Paper No. 7
Presentation Time: 10:00 AM
RECOGNITION OF OCEANIC CRUST IN THE ADIRONDACK LOWLANDS
Ultramafic and related gabbroic rocks, retaining some primary textural and compositional igneous features, have been identified at Pyrites in the Adirondack Lowlands within a low strain enclave in a regional extensive amphibolite belt paralleling the Carthage Colton Mylonite Zone. The high Mg (up to 32%), high Cr (up to 0.5%), and low Ti (up to 1.67%) ultramafic rocks preserve relict compositional and textural layering as defined by augitic pyroxene, completely serpentinized olivine, and calcic plagioclase layers. These rocks occur along a regional, linear gravity high extending from Pyrites to the southwest.
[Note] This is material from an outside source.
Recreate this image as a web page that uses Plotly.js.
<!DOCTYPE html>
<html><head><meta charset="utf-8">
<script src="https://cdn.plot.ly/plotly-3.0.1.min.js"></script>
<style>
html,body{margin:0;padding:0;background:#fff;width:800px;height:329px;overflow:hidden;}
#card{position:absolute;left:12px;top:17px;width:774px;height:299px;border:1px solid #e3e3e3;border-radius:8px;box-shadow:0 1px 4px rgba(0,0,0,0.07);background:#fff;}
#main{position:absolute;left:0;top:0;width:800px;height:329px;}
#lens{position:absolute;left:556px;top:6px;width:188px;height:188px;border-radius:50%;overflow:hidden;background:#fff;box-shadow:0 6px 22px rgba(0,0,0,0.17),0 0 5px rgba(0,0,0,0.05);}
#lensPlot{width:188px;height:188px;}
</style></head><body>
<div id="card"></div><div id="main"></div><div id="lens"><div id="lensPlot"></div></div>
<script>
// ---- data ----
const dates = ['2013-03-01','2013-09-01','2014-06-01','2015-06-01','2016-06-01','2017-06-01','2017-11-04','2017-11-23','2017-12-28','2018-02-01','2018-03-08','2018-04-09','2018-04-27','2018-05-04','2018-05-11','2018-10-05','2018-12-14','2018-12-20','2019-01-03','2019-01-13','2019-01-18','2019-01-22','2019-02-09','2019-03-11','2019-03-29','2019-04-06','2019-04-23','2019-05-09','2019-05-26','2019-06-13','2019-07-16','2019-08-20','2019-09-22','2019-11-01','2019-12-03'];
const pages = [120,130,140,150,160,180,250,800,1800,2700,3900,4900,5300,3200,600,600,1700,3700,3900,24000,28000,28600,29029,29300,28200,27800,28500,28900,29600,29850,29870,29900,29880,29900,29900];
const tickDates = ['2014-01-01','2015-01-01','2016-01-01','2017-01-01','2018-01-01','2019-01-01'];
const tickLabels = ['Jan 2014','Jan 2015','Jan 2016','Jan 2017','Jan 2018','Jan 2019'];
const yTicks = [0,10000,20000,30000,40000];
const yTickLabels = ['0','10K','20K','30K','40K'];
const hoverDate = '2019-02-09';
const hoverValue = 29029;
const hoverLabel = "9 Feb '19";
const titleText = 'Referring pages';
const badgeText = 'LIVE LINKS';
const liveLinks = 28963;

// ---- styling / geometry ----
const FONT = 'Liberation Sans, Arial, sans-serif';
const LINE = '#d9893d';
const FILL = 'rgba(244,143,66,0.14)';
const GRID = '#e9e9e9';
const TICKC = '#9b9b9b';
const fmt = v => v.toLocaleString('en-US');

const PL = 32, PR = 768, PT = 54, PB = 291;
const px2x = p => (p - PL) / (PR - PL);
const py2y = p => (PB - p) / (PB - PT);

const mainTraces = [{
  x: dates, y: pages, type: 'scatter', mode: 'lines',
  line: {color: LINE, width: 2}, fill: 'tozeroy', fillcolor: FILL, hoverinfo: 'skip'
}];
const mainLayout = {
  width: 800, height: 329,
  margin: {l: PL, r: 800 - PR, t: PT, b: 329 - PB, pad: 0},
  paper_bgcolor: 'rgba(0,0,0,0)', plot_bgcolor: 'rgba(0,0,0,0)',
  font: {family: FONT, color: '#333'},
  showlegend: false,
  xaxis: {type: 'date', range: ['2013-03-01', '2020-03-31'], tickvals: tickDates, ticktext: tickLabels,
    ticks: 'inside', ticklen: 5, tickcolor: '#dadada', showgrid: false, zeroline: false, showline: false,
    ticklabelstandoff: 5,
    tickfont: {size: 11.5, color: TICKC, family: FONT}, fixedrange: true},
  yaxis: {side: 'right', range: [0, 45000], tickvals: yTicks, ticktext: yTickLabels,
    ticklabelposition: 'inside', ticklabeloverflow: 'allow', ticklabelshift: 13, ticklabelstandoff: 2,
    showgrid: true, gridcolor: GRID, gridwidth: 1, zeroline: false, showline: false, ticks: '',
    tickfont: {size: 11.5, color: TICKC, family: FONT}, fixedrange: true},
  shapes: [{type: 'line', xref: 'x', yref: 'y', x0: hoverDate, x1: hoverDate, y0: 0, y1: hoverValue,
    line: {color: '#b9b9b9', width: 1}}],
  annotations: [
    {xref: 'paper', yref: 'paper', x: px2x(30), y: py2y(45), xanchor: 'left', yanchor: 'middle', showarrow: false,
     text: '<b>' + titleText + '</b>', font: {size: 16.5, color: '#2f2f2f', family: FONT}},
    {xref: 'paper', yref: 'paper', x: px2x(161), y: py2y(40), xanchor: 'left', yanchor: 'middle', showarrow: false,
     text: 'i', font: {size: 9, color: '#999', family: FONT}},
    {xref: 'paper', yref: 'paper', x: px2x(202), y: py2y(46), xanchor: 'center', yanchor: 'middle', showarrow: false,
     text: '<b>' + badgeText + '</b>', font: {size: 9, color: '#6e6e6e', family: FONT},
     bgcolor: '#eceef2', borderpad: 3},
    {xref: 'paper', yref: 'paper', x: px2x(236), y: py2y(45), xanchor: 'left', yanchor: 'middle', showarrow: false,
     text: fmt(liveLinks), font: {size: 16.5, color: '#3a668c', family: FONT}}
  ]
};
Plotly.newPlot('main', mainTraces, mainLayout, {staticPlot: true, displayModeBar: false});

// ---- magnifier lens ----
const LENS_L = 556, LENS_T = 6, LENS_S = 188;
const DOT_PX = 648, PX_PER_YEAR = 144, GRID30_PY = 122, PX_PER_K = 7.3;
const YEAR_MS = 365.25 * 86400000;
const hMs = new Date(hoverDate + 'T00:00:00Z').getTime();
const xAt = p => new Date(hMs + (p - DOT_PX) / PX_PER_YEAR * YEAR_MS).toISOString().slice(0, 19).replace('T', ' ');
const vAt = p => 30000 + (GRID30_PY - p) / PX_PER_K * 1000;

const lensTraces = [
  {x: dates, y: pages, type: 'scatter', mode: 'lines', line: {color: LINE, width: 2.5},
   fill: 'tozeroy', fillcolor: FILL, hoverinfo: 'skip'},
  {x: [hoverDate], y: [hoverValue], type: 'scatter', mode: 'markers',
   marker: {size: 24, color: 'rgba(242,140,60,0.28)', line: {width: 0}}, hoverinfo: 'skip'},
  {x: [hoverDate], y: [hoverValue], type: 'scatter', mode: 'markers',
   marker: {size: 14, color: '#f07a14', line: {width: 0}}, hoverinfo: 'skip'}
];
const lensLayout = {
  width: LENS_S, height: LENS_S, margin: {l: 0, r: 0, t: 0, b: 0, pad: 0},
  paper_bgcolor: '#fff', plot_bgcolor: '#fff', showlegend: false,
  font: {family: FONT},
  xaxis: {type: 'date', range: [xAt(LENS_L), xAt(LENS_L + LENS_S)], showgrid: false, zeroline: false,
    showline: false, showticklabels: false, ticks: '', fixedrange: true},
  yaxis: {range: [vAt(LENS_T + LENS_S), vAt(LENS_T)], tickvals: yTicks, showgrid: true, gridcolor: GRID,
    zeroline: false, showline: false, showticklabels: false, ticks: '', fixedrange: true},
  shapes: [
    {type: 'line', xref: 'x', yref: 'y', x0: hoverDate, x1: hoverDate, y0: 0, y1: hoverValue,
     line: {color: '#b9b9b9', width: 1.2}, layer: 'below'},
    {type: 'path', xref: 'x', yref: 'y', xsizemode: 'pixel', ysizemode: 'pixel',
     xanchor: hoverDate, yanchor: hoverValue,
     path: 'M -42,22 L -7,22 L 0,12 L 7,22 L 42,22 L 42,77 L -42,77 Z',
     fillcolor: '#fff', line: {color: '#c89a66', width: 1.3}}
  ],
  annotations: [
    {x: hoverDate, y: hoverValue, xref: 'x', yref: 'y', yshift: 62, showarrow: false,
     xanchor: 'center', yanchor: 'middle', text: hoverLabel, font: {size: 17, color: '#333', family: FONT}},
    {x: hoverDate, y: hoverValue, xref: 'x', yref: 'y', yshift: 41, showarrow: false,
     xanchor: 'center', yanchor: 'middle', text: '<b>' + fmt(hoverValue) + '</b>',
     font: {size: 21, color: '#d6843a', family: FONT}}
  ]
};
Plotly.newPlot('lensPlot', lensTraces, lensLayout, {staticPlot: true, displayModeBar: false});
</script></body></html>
Zircons recovered from hydrothermally altered peridotite (normative 46% olivine) cut by undeformed, but strongly altered minette dykes (normative 43% olivine) yield ages of 1140+/-5 and 1202+/-10 million years. These ages are thought to represent the timing of metamorphic zircon growth due to heating of the Lowlands during a thermal pulse related to AMCG plutonic emplacement in the underlying plate (now the Adirondack Highlands) and the minimum age of crystallization, respectively. Rubidium-strontium analyses from the suite yield an isochron age of 1231 Ma and an initial ratio of 0.703. Sm-Nd model ages are complex and variable but cluster at ca. 1500 Ma. The low 147Sm/144Nd and the initial 87Sr/86Sr ratios are consistent with OIB (oceanic plateau?) setting or suprasubduction zone-generated magmas. The plutonic rocks are spatially associated with sulphitic, rusty, pelitic gneisses hosting widespread pyrite deposits and metamorphosed chemogenic? siliceous layers. Geochemical, isotopic, and field relations suggest this package of rocks was structurally imbricated within a shallow water carbonate sequence (marbles) during the contractional phase of the Shawinigan Orogeny (ca. 1160-1180 Ma).